WHAT THE TASK REQUIRES: Please pull out every line that includes the string "this".

INPUT:
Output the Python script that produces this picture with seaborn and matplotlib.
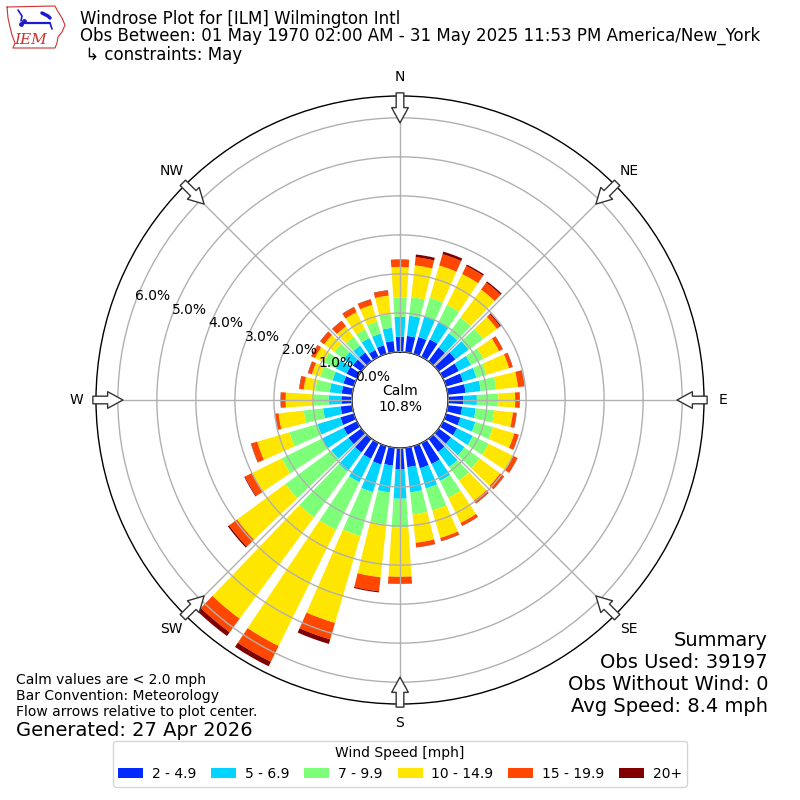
---
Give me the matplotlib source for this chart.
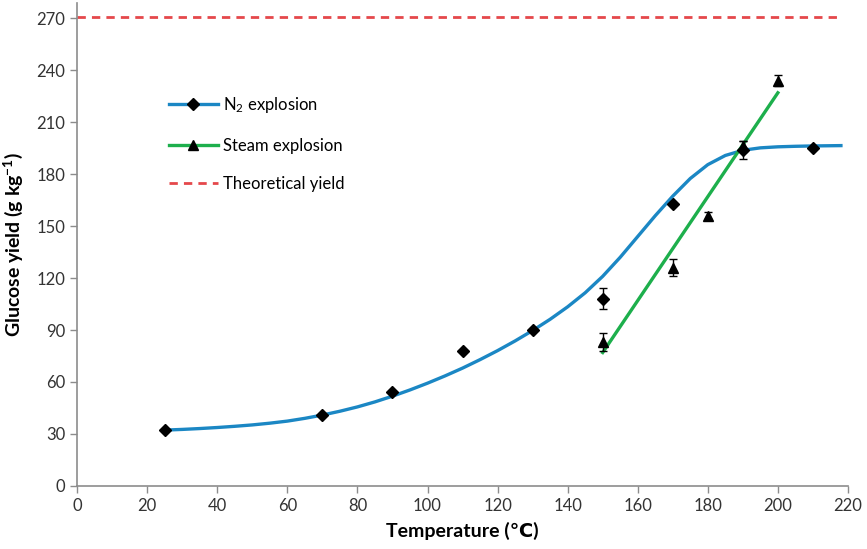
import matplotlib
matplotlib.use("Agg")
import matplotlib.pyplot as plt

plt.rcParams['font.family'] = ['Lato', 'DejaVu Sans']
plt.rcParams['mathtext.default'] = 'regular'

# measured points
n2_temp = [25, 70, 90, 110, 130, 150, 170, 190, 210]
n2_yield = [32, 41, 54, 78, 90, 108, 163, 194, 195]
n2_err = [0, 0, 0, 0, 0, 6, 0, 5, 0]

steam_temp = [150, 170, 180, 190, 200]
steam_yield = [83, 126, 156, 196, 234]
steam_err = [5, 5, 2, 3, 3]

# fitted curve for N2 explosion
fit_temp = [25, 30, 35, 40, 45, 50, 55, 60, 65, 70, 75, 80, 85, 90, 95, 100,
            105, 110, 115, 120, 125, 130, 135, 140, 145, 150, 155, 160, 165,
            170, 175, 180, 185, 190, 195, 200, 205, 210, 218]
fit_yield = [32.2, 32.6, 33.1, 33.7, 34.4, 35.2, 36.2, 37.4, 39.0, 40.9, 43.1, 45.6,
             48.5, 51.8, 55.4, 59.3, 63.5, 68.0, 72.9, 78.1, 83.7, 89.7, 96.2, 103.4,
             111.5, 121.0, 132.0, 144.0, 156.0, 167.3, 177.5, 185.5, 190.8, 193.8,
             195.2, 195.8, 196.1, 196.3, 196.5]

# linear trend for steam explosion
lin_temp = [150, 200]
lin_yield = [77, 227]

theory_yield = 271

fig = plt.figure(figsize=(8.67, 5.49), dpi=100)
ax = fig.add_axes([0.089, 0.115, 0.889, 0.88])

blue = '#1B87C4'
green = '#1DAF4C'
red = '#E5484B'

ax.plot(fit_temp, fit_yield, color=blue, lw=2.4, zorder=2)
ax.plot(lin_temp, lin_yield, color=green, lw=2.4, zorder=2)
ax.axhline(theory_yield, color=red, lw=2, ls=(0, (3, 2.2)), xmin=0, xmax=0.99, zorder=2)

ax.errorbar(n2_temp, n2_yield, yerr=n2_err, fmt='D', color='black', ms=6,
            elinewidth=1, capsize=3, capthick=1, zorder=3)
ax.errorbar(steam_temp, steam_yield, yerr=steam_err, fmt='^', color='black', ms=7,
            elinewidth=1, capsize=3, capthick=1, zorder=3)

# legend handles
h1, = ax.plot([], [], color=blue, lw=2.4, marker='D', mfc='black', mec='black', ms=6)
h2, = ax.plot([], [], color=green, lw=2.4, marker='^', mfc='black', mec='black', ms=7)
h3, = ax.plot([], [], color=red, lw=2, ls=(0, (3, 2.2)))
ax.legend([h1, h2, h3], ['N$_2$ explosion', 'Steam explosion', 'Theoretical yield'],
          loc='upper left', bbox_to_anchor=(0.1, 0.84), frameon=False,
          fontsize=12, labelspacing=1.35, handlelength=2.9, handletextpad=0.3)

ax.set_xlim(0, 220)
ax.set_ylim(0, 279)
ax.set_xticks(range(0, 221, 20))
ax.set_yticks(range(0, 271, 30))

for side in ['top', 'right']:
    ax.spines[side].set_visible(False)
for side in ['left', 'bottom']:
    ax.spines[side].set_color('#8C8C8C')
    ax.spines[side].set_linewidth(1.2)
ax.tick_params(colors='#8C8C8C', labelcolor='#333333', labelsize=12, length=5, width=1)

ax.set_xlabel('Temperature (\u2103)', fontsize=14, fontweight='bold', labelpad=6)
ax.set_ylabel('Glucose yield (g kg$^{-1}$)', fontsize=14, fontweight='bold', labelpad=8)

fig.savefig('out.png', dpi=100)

RESPONSE:
Output the Python script that produces this picture with seaborn and matplotlib.
Give me the matplotlib source for this chart.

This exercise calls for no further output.